Quote:
Originally Posted by
Adam Gregorich 
I don't buy this at all. Inside Man was another Spike Lee film. Universal discovered that one of the surround channels had no data for the last approx 20 minutes of the film. Universal fixed that title. Assuming DtRT did not look how Spike Lee wanted it, that would be a major thing makiing the audio problem on Inside Man seen minor in comparison. If the look of the film was an issue it wouldn't have made it past the check discs...
Adam, I will admit my memory is imperfect. What I remember though is DTRT having a very stylized look and the heat being palpable (and yes, I did see it at the theater back in '89). I'm pretty sure The DP or Lee also signed off on the Criterion version which also had that quality to it.

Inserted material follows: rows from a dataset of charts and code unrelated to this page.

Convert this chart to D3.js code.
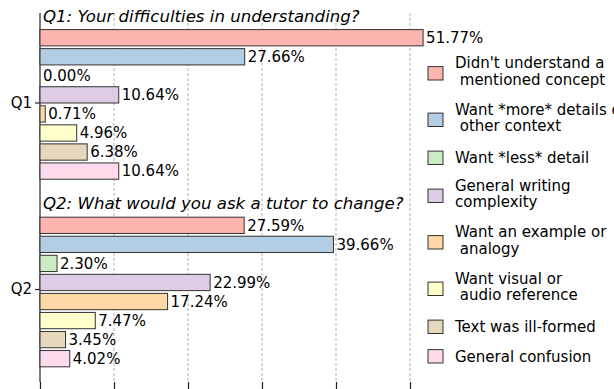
<!DOCTYPE html>
<html>
<head>
<meta charset="utf-8">
<script src="https://cdn.jsdelivr.net/npm/d3@7"></script>
<style>
  html, body { margin: 0; padding: 0; background: #fff; overflow: hidden; }
  svg { display: block; font-family: "DejaVu Sans", sans-serif; }
</style>
</head>
<body>
<svg id="chart" width="614" height="389"></svg>
<script>
// ---- data ----
const questions = ["Q1", "Q2"];
const questionTitles = [
  "Q1: Your difficulties in understanding?",
  "Q2: What would you ask a tutor to change?"
];
const categories = [
  "Didn't understand a\n mentioned concept",
  "Want *more* details or\n other context",
  "Want *less* detail",
  "General writing\ncomplexity",
  "Want an example or\n analogy",
  "Want visual or\n audio reference",
  "Text was ill-formed",
  "General confusion"
];
const q1Values = [51.77, 27.66, 0.00, 10.64, 0.71, 4.96, 6.38, 10.64];
const q2Values = [27.59, 39.66, 2.30, 22.99, 17.24, 7.47, 3.45, 4.02];
const xTicks = [0, 10, 20, 30, 40, 50];
const colors = ["#fbb4ae", "#b3cde3", "#ccebc5", "#decbe4", "#fed9a6", "#ffffcc", "#e5d8bd", "#fddaec"];

const seriesByQuestion = [q1Values, q2Values];

// ---- layout ----
const svg = d3.select("#chart");
const plotLeft = 40, plotTop = 13, plotBottom = 382;
const fontSize = 15;
const titleSize = 16.6;

const x = d3.scaleLinear().domain([0, 50]).range([plotLeft, 410]);
const yGroup = d3.scaleLinear().domain([0, 1]).range([104.4, 292]);
const step = 19.05;
const inner = d3.scaleBand()
  .domain(d3.range(categories.length))
  .range([-4 * step, 4 * step])
  .paddingInner(0.145)
  .paddingOuter(0.0725);

// gridlines
svg.append("g")
  .selectAll("line")
  .data(xTicks.filter(t => t > 0))
  .join("line")
  .attr("x1", d => x(d)).attr("x2", d => x(d))
  .attr("y1", plotTop).attr("y2", plotBottom)
  .attr("stroke", "#b0b0b0")
  .attr("stroke-width", 1)
  .attr("stroke-dasharray", "3,2");

// x axis (ticks only, no labels)
const xAxis = svg.append("g")
  .attr("transform", `translate(0,${plotBottom})`)
  .call(d3.axisBottom(x).tickValues(xTicks).tickSize(8).tickFormat(""));
xAxis.select(".domain").remove();
xAxis.selectAll(".tick line").attr("stroke", "#222").attr("stroke-width", 1.2);

// y axis
const yAxis = svg.append("g")
  .attr("transform", `translate(${plotLeft},0)`)
  .call(d3.axisLeft(yGroup).tickValues([0, 1]).tickFormat((d, i) => questions[i]).tickSize(5).tickPadding(3));
yAxis.select(".domain").remove();
yAxis.selectAll(".tick line").attr("stroke", "#222").attr("stroke-width", 1.2);
yAxis.selectAll(".tick text")
  .attr("font-size", fontSize)
  .attr("font-family", "DejaVu Sans")
  .attr("fill", "#000")
  .attr("dy", "0.32em");
yAxis.selectAll(".tick").attr("transform", (d, i) => `translate(0,${i === 0 ? 103 : 289.5})`);

// left spine
svg.append("line")
  .attr("x1", plotLeft).attr("x2", plotLeft)
  .attr("y1", plotTop).attr("y2", plotBottom)
  .attr("stroke", "#222").attr("stroke-width", 1.2);

// bars
seriesByQuestion.forEach((vals, qi) => {
  const g = svg.append("g");
  const c = yGroup(qi);
  g.selectAll("rect")
    .data(vals)
    .join("rect")
    .attr("x", x(0))
    .attr("y", (d, i) => c + inner(i))
    .attr("width", d => x(d) - x(0))
    .attr("height", inner.bandwidth())
    .attr("fill", (d, i) => colors[i])
    .attr("stroke", d => d > 0 ? "#333" : "none")
    .attr("stroke-width", 1);
  g.selectAll("text")
    .data(vals)
    .join("text")
    .attr("x", d => x(d) + 3)
    .attr("y", (d, i) => c + inner(i) + inner.bandwidth() / 2)
    .attr("dy", "0.36em")
    .attr("font-size", fontSize)
    .attr("fill", "#000")
    .text(d => d.toFixed(2) + "%");
  // title
  svg.append("text")
    .attr("x", 43)
    .attr("y", c + inner(0) - 8)
    .attr("font-size", titleSize)
    .attr("font-style", "italic")
    .attr("fill", "#000")
    .text(questionTitles[qi]);
});

// legend
const lineH = 17, gap = 12.5, lineSpacing = 16.4;
const leg = svg.append("g");
let cy = 73.3;
categories.forEach((lab, i) => {
  const lines = lab.split("\n");
  const n = lines.length;
  if (i > 0) {
    const prevN = categories[i - 1].split("\n").length;
    cy += prevN * lineH / 2 + gap + n * lineH / 2;
  }
  leg.append("rect")
    .attr("x", 428).attr("y", cy - 6.7)
    .attr("width", 15).attr("height", 13.4)
    .attr("fill", colors[i])
    .attr("stroke", "#333").attr("stroke-width", 1);
  const firstBase = cy + 5.3 - (n - 1) * 10.3;
  const t = leg.append("text")
    .attr("font-size", fontSize)
    .attr("fill", "#000")
    .attr("xml:space", "preserve")
    .style("white-space", "pre");
  lines.forEach((ln, k) => {
    t.append("tspan")
      .attr("x", 455)
      .attr("y", firstBase + k * lineSpacing)
      .text(ln);
  });
});
</script>
</body>
</html>
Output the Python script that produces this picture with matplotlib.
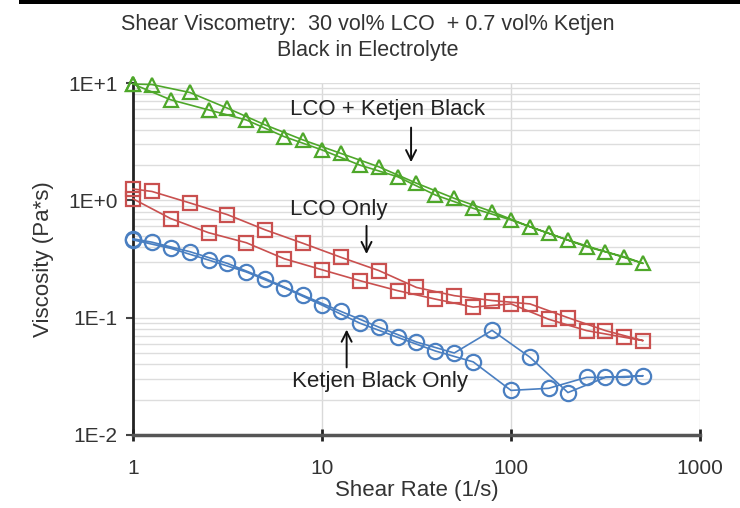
import numpy as np
import matplotlib
matplotlib.use("Agg")
import matplotlib.pyplot as plt
from matplotlib.patches import Rectangle
from matplotlib.ticker import FixedLocator, LogLocator, NullFormatter

plt.rcParams['font.family'] = ['Liberation Sans', 'DejaVu Sans']

# shear rates: sweep up, then sweep back down (offset by 0.1 decade)
rate_up = [1, 1.58, 2.51, 3.98, 6.31, 10, 15.8, 25.1, 39.8, 63.1, 100, 158, 251, 398, 500]
rate_down = [500, 316, 200, 126, 79.4, 50.1, 31.6, 20, 12.6, 7.94, 5.01, 3.16, 2, 1.26, 1]

lco_kb_up = [9.8, 7.2, 5.9, 4.84, 3.49, 2.69, 2.0, 1.59, 1.11, 0.855, 0.68, 0.523, 0.402, 0.33, 0.29]
lco_kb_down = [0.29, 0.365, 0.459, 0.596, 0.80, 1.04, 1.40, 1.93, 2.51, 3.27, 4.39, 6.1, 8.3, 9.7, 9.8]

lco_up = [1.03, 0.70, 0.53, 0.435, 0.318, 0.256, 0.207, 0.17, 0.144, 0.123, 0.131, 0.097, 0.0776, 0.068, 0.0637]
lco_down = [0.0637, 0.0776, 0.10, 0.131, 0.14, 0.154, 0.181, 0.252, 0.327, 0.43, 0.56, 0.755, 0.95, 1.19, 1.25]

kb_up = [0.46, 0.39, 0.31, 0.245, 0.18, 0.128, 0.09, 0.068, 0.052, 0.042, 0.024, 0.025, 0.031, 0.031, 0.032]
kb_down = [0.032, 0.031, 0.023, 0.046, 0.078, 0.05, 0.062, 0.083, 0.113, 0.155, 0.215, 0.29, 0.365, 0.44, 0.47]

green = '#4EA72A'
red = '#C9504F'
blue = '#4A7FC1'

fig = plt.figure(figsize=(7.4, 5.08), dpi=100)
ax = fig.add_axes([133 / 740, 1 - 435 / 508, 567 / 740, 352 / 508])

def sweep(rup, vup, rdn, vdn, color, marker, ms):
    x = rup + rdn[1:]
    y = vup + vdn[1:]
    ax.plot(x, y, color=color, lw=1.2, marker=marker, ms=ms, mfc='none',
            mec=color, mew=1.6, zorder=3, clip_on=False)

sweep(rate_up, lco_kb_up, rate_down, lco_kb_down, green, '^', 10)
sweep(rate_up, lco_up, rate_down, lco_down, red, 's', 10)
sweep(rate_up, kb_up, rate_down, kb_down, blue, 'o', 11)

ax.set_xscale('log')
ax.set_yscale('log')
ax.set_xlim(1, 1000)
ax.set_ylim(0.01, 10)

ax.xaxis.set_major_locator(FixedLocator([1, 10, 100, 1000]))
ax.set_xticklabels(['1', '10', '100', '1000'])
ax.xaxis.set_minor_locator(LogLocator(base=10, subs=np.arange(2, 10)))
ax.xaxis.set_minor_formatter(NullFormatter())
ax.yaxis.set_major_locator(FixedLocator([0.01, 0.1, 1, 10]))
ax.set_yticklabels(['1E-2', '1E-1', '1E+0', '1E+1'])
ax.yaxis.set_minor_locator(LogLocator(base=10, subs=np.arange(2, 10)))
ax.yaxis.set_minor_formatter(NullFormatter())

ax.grid(True, axis='x', which='major', color='#D9D9D9', lw=1)
ax.grid(True, axis='y', which='both', color='#DDDDDD', lw=1)
ax.set_axisbelow(True)

for s in ['top', 'right']:
    ax.spines[s].set_visible(False)
ax.spines['left'].set_color('#222222')
ax.spines['left'].set_linewidth(2)
ax.spines['bottom'].set_color('#555555')
ax.spines['bottom'].set_linewidth(2.5)

ax.tick_params(axis='x', which='major', direction='inout', length=9, width=2,
               color='#222222', labelsize=15, pad=13, labelcolor='#333333')
ax.tick_params(axis='y', which='major', direction='out', length=5, width=1.5,
               color='#444444', labelsize=15, pad=6, labelcolor='#333333')
ax.tick_params(which='minor', length=0)

ax.set_xlabel('Shear Rate (1/s)', fontsize=16, color='#333333', labelpad=1)
ax.set_ylabel('Viscosity (Pa*s)', fontsize=16, color='#333333', labelpad=10)
fig.text(0.497, 0.973, 'Shear Viscometry:  30 vol% LCO  + 0.7 vol% Ketjen\nBlack in Electrolyte',
         ha='center', va='top', fontsize=15.5, color='#333333', linespacing=1.3)

arrow = dict(arrowstyle='->', color='#111111', lw=1.4, mutation_scale=18)
ax.annotate('', xy=(29.6, 2.0), xytext=(29.6, 4.4), arrowprops=arrow)
ax.text(22.3, 5.9, 'LCO + Ketjen Black', ha='center', va='center', fontsize=16, color='#222222')
ax.annotate('', xy=(17.2, 0.33), xytext=(17.2, 0.64), arrowprops=arrow)
ax.text(12.3, 0.83, 'LCO Only', ha='center', va='center', fontsize=16, color='#222222')
ax.annotate('', xy=(13.5, 0.0836), xytext=(13.5, 0.0357), arrowprops=arrow)
ax.text(20.3, 0.0283, 'Ketjen Black Only', ha='center', va='center', fontsize=16, color='#222222')

# dark strip along the top edge
fig.add_artist(Rectangle((19 / 740, 1 - 4 / 508), 1, 4 / 508, transform=fig.transFigure,
                         color='black', lw=0))

fig.savefig('out.png', dpi=100)
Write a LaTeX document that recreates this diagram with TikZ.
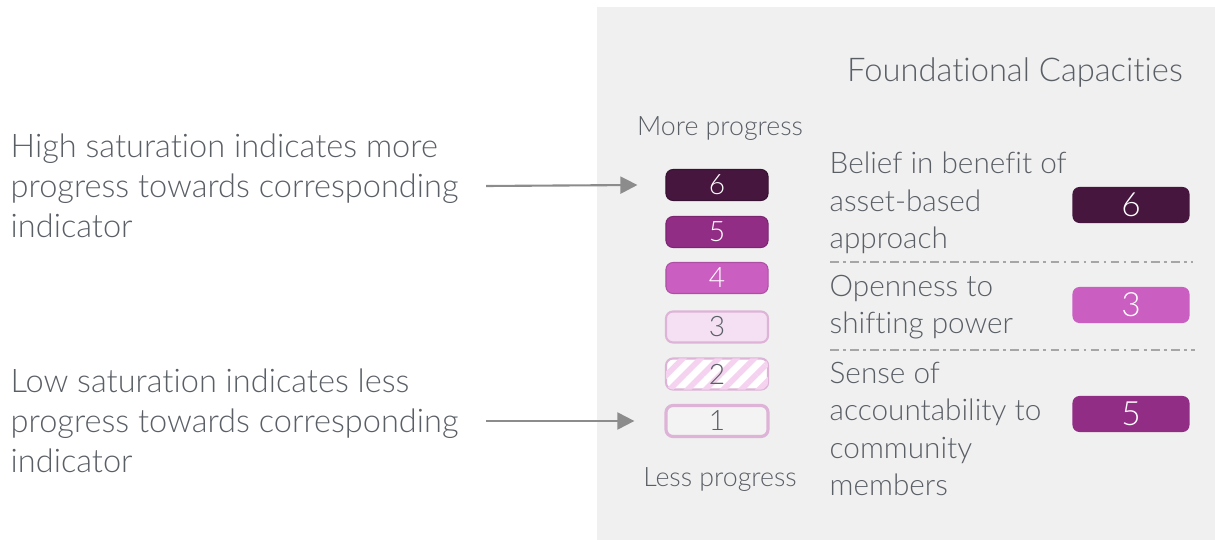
\documentclass[tikz,border=0pt]{standalone}
\usepackage{fontspec}
\setmainfont{Lato}[UprightFont={* Light},Ligatures=NoCommon]
\usetikzlibrary{arrows.meta,patterns.meta}
\definecolor{ink}{HTML}{5A5F66}
\definecolor{panelgray}{HTML}{F0F0F0}
\definecolor{lvlsix}{HTML}{46163F}
\definecolor{lvlfive}{HTML}{922D86}
\definecolor{lvlfour}{HTML}{CB5EC1}
\definecolor{lvlthree}{HTML}{F5E0F3}
\definecolor{lvltwo}{HTML}{F5D3F0}
\definecolor{lvlone}{HTML}{F3F3F3}
\definecolor{lvledge}{HTML}{DDB3D7}
\tikzset{
	txt/.style={inner sep=0pt,text=ink,align=left,anchor=west},
	lvl/.style 2 args={rounded corners=2pt,minimum width=1.02cm,minimum height=0.31cm,inner sep=0pt,fill=#1,text=#2,font=\fontsize{8}{8}\selectfont},
	score/.style 2 args={rounded corners=2pt,minimum width=1.17cm,minimum height=0.36cm,inner sep=0pt,fill=#1,text=#2,font=\fontsize{9.5}{9.5}\selectfont},
	pointer/.style={draw=gray!90,line width=0.6pt,-{Triangle[length=0.17cm,width=0.17cm]}},
	sep/.style={draw=gray!70,line width=0.5pt,dash pattern=on 2.5pt off 1.2pt on 0.8pt off 1.2pt}
}

\begin{document}
\begin{tikzpicture}[x=0.01cm,y=-0.01cm]
	\useasboundingbox (0,0) rectangle (1215,540);
	\fill[panelgray] (597,7) rectangle (1215,540);

	% left notes
	\node[txt,font=\fontsize{9.25}{11.4}\selectfont] (hi) at (10,186) {High saturation indicates more\\progress towards corresponding\\indicator};
	\node[txt,font=\fontsize{9.25}{11.4}\selectfont] (lo) at (10,421) {Low saturation indicates less\\progress towards corresponding\\indicator};

	% scale
	\node[txt,anchor=center,font=\fontsize{7.6}{7.6}\selectfont] (more) at (720,129) {More progress};
	\node[lvl={lvlsix}{white},draw=lvlsix!80!black,line width=0.3pt] (b6) at (717,185) {6};
	\node[lvl={lvlfive}{white},draw=lvlfive!85!black,line width=0.3pt] (b5) at (717,232) {5};
	\node[lvl={lvlfour}{white},draw=lvlfour!85!black,line width=0.3pt] (b4) at (717,278) {4};
	\node[lvl={lvlthree}{ink},draw=lvledge,line width=0.6pt] (b3) at (717,327) {3};
	\node[lvl={white}{ink},draw=lvledge,line width=0.6pt,
		postaction={pattern={Lines[angle=45,distance=3.6pt,line width=1.6pt]},pattern color=lvltwo}] (b2) at (717,374) {};
	\node[text=ink,font=\fontsize{8}{8}\selectfont,inner sep=0pt] (t2) at (b2) {2};
	\node[lvl={lvlone}{ink},draw=lvledge,line width=0.9pt] (b1) at (717,421) {1};
	\node[txt,anchor=center,font=\fontsize{7.6}{7.6}\selectfont] (less) at (720,480) {Less progress};

	\draw[pointer] ([xshift=0.27cm]hi.east) -- ([xshift=-0.28cm]b6.west);
	\draw[pointer] ([xshift=0.27cm]lo.east) -- ([xshift=-0.30cm]b1.west);

	% capacities
	\node[txt,anchor=center,font=\fontsize{9.3}{9.3}\selectfont] (title) at (1015,72) {Foundational Capacities};
	\node[txt,font=\fontsize{8.45}{10.7}\selectfont] (c1) at (829,203) {Belief in benefit of\\asset-based\\approach};
	\node[txt,font=\fontsize{8.45}{10.7}\selectfont] (c2) at (829,307) {Openness to\\shifting power};
	\node[txt,font=\fontsize{8.45}{10.7}\selectfont] (c3) at (829,429) {Sense of\\accountability to\\community\\members};
	\node[score={lvlsix}{white}] (s1) at (1131,205) {6};
	\node[score={lvlfour}{white}] (s2) at (1131,305) {3};
	\node[score={lvlfive}{white}] (s3) at (1131,414) {5};
	\draw[sep] (830,262) -- (1193,262);
	\draw[sep] (830,350) -- (1195,350);
\end{tikzpicture}
\end{document}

I can think of several reasons a definite change here could, if not initiated by Lee, at least be excused by him. That wouldn't change the fact that for some (many?) of us, the film seen on Bd is just not the film we know and the one we wanted to own.
This strikes me as very much like Halloween. Again, you had a specific look that was earlier endorsed by the filmmakers for a Criterion version, and a look that seems to be pretty well substantiated by other evidence such as the original 78 TV spots, and now it's radically different.
It could just come down to these creators figuring 'what the hell, there will be 10 more versions of this cranked out for home video formats before I'm dead. I've been curious if I didn't make a mistake originally in being too radical with the look. Let's change it this time for the hell of it and if I don't like it, I'll make an issue of it the next time it gets released."
Some filmmakers may be viewing these releases as an opportunity for experimentation that can always be reversed later on down the road.